A year ago, Ion Torrent was the least expensive, rapid turnaround sequencing system around, and we ran a number of genomes on the PGM. However, while it was useful to get a first look at a genome, the notorious homopolymer problem,. coupled with the limited number of assemblers which do well with Ion data (let alone are tuned for it), always led to frameshift-rich assemblies. Ion also has failed to get much traction in the academic bioinformatics community, which means there is not a rich set of open source tools for improving and cleverly filtering reads. Once MiSeq became accessible through service providers, I threw my allegiance solidly behind it.
However, hope springs eternal and the Ion basecaller should be improving. Plus, I had seen some hints that Ion data could sometimes bridge low coverage areas of Illumina assemblies, though the effect was all-too-rare and rarely where I needed it most. Still, with the advent of 300 basepair reads on the Ion, perhaps it was worth retrying the platform.
One of the samples sent for Ion sequencing was a Streptomyces genome. Now, that's my bread-and-butter, as most natural product drugs have come from these bugs and their kin (starting with streptomycin; if it has "mycin" or "micin" in the name, it's almost certainly from one of these). Streptomyces have many interesting properties for the genome sequencer, starting with their high GC content.

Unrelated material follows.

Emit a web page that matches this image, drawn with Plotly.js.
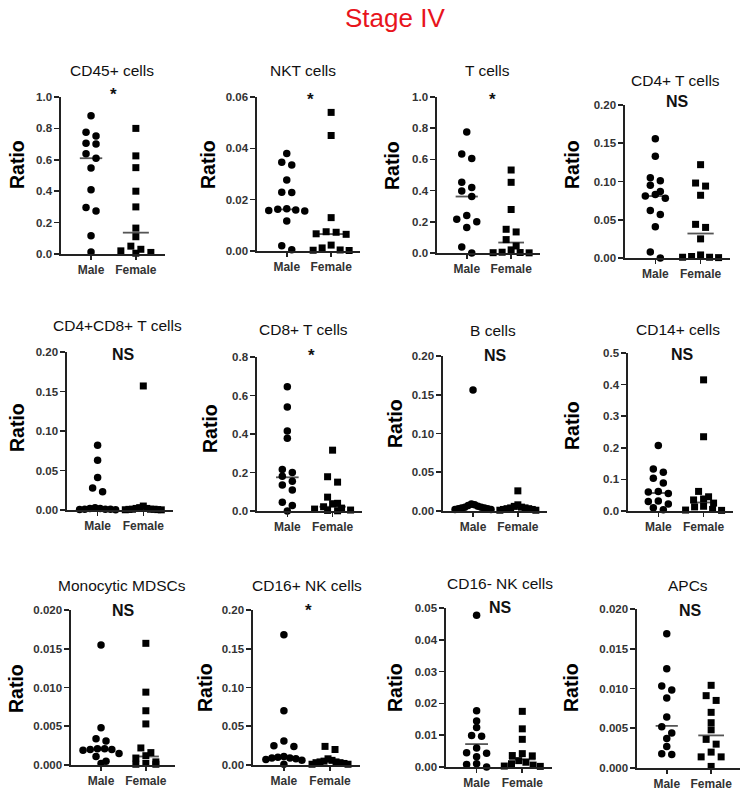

Now, a word about high GC content. When I did my first Sanger sequencing experiments, way back in my Delaware days, I was trying to sequence Chlamydomonas. It was notorious for high G+C -- somewhere i the high 50s/low 60s. While that can cause trouble for Sanger, that's hardly high; my standards have tightened a bit. A recent comparison of benchtop sequencing platforms used Bordetella pertussis as their high GC sample, averaging a bit over 2/3 G+C. Local sequences can go much higher, which makes B.pertussis a good start. As you are about to see, it is not a high G+C organism. I'm not claiming Streptomyces take the crown, but I think the plots below will convince you that B.pertussis is a piker in this department.
Since a major goal was to try out longer reads, I immediately plotted the distribution of read lengths. Yes, this was in the Ion quality report, but with a severely compressed Y-axis. The result is below, which was immediately striking.

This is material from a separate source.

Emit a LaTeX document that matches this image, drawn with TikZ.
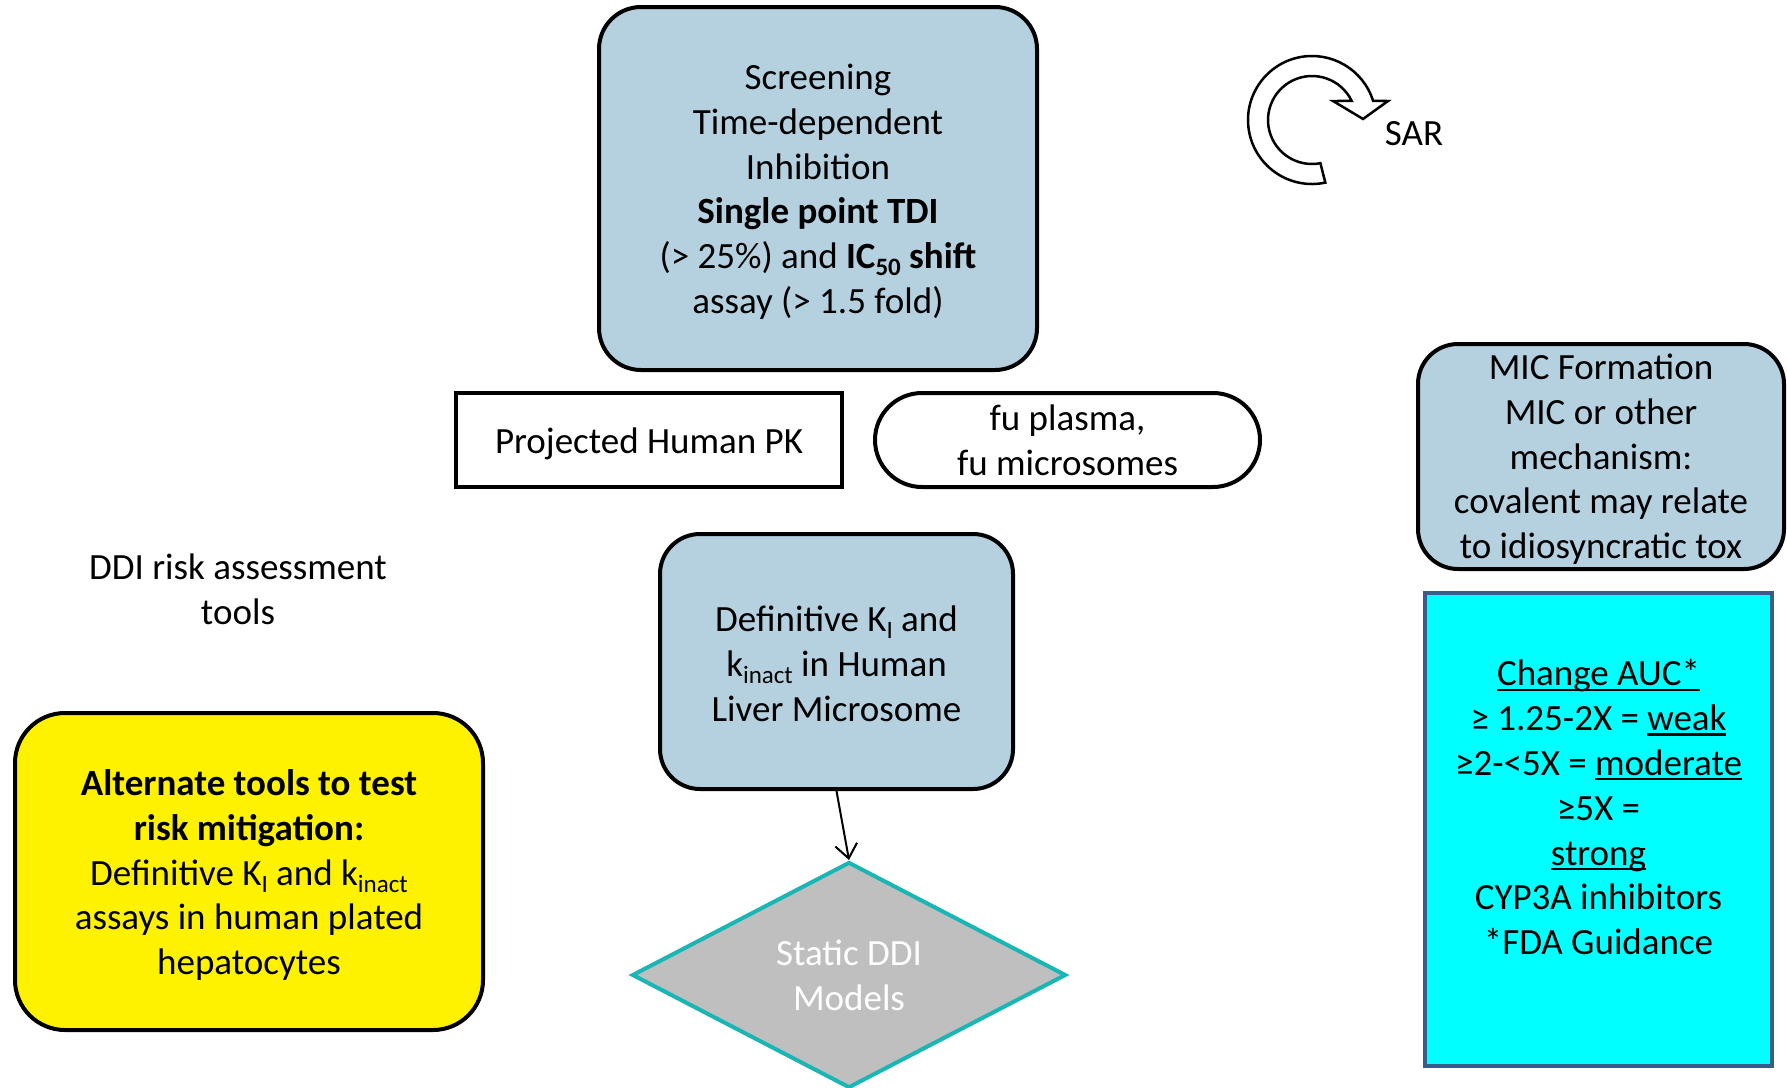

Okay, given the nature of the Ion chemistry, I wouldn't expect everything to line up in one position. A sloppy peak would not be surprising -- but such a strongly bimodal distribution?? That was a surprise.
Now, the same run actually included some other non-Streptomyces samples of normal GC content, and they showed only the long peak, not the shorter one. That was immediately a hint that GC content might be a variable worth looking at. So, I went next for that, trellising the data by GC content of the read.
A bunch of things to point out. As guessed, the long peak has a dependence on G+C, disappearing with the very long reads. There's that weird bit of looking like I'm plotting two data series; there's only one, so I'm guessing that I'm seeing some preference of the basecaller to go for certain lengths.
Finally, note where the bulk of the reads are, or more importantly how minuscule the fraction of reads are at 68 and below. Bordetella pertussis: PFFFFT! It's also worth noting the paucity of reads greater than about 77 G+C; this is quite possibly a dropout of the very high G+C reads. I haven't looked at windows this long, but in 50 basepair windows I've quit being shocked by regions of greater than 90% G+C. Like I said before, sequencing in these bugs is interesting.